A German comment: “Just your example about some shop assistent telling you that the piece of clothing does not fit you at all: I’m always more suspicious about a shop assistent telling me how good it fits keeping in mind he or she just wants their merchandise sold. So I tend more to appreciate an honest, though maybe direct answer.”

Another German comment: “I’m always irritated how well the Americans can hide the truth of what they are thinking behind compliments and smiles. In Germany If you are getting an honest critique, then the person likes you, thinks said critique can improve you and is interested that you do better. So its a good thing 😉 “

Oh, here’s a good one: “As a German, i feel like lying when i am asked about my opinion and i would try to let it sound “nicer”. Everyone is honest and tells what they think about everything. I tried for a while the way that is used in the staates and i gat really that awfull feeling of lying and i konstantly had to think about how i say things and not what i like to say.
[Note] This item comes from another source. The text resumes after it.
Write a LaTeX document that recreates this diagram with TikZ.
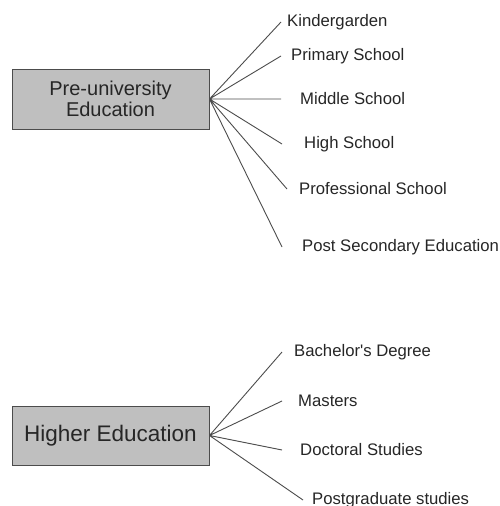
\documentclass[tikz,border=0pt]{standalone}
\usepackage{fontspec}
\setmainfont{Liberation Sans}
\usetikzlibrary{positioning}

\begin{document}
\begin{tikzpicture}[%
    x=1pt,
    y=-1pt,
    node distance=6pt,
    level/.style={%
      rectangle,
      draw=black!70,
      fill=black!25,
      line width=1pt,
      minimum width=197pt,
      minimum height=60pt,
      text=black!85,
      align=center
    },
    leaf/.style={%
      inner sep=0pt,
      text=black!85,
      font=\fontsize{16.7}{20}\selectfont
    },
    branch/.style={%
      draw=black!70,
      line width=0.9pt
    }
  ]
    \useasboundingbox (0,0) rectangle (500,506);

    \node[level, font=\fontsize{20}{21.5}\selectfont] (pre) at (110.5,99)  {Pre-university\\Education};
    \node[level, minimum height=59pt, font=\fontsize{22.5}{24}\selectfont] (higher) at (110.5,435.5) {Higher Education};

    % ends of the branches
    \coordinate (kend)  at (281,22);
    \coordinate (pend)  at (281,56);
    \coordinate (mend)  at (281,99);
    \coordinate (hend)  at (282,144);
    \coordinate (prend) at (287,189);
    \coordinate (psend) at (282,247);
    \coordinate (bend)  at (282,352);
    \coordinate (maend) at (282,401);
    \coordinate (dend)  at (282,450);
    \coordinate (pgend) at (303,500);

    \node[leaf] (kinder)  [right=6pt of kend]   {Kindergarden};
    \node[leaf] (primary) [right=10pt of pend]  {Primary School};
    \node[leaf] (middle)  [right=19pt of mend]  {Middle School};
    \node[leaf] (high)    [right=22pt of hend]  {High School};
    \node[leaf] (prof)    [right=12pt of prend] {Professional School};
    \node[leaf] (postsec) [right=20pt of psend] {Post Secondary Education};
    \node[leaf] (bach)    [right=12pt of bend]  {Bachelor\textquotesingle s Degree};
    \node[leaf] (masters) [right=16pt of maend] {Masters};
    \node[leaf] (doct)    [right=18pt of dend]  {Doctoral Studies};
    \node[leaf] (postgr)  [right=9pt of pgend]  {Postgraduate studies};

    \path[branch] (pre.east) -- (kend)
                  (pre.east) -- (pend)
                  (pre.east) -- (mend)
                  (pre.east) -- (hend)
                  (pre.east) -- (prend)
                  (pre.east) -- (psend);
    \path[branch] (higher.east) -- (bend)
                  (higher.east) -- (maend)
                  (higher.east) -- (dend)
                  (higher.east) -- (pgend);
  \end{tikzpicture}
\end{document}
In my opinion germans are just used to that honesty and fee unconfortable to alter the opinion just to sound nicer. The other way around, when i meet people from the staates, i have allways that feeling they are sneaky and false, they try to hide their thoughts behind words. I was never sure how they really are and think.”

Say what you do. Do what you say.

“Say what you do and do what you say”, that’s the motto of German engineer, Norber Rudat. I think 99.9% of Germans would agree with it.

But wait, wouldn’t everyone, from every culture, agree with it? Perhaps. But are other cultures as literal about it? And I don’t mean literal-minded, but instead meaning something literally as they say it.

For example, do Americans always mean exactly what they say? And do they always say exactly what they mean? What about other cultures: China, France, India, Italy, Japan, Mexico?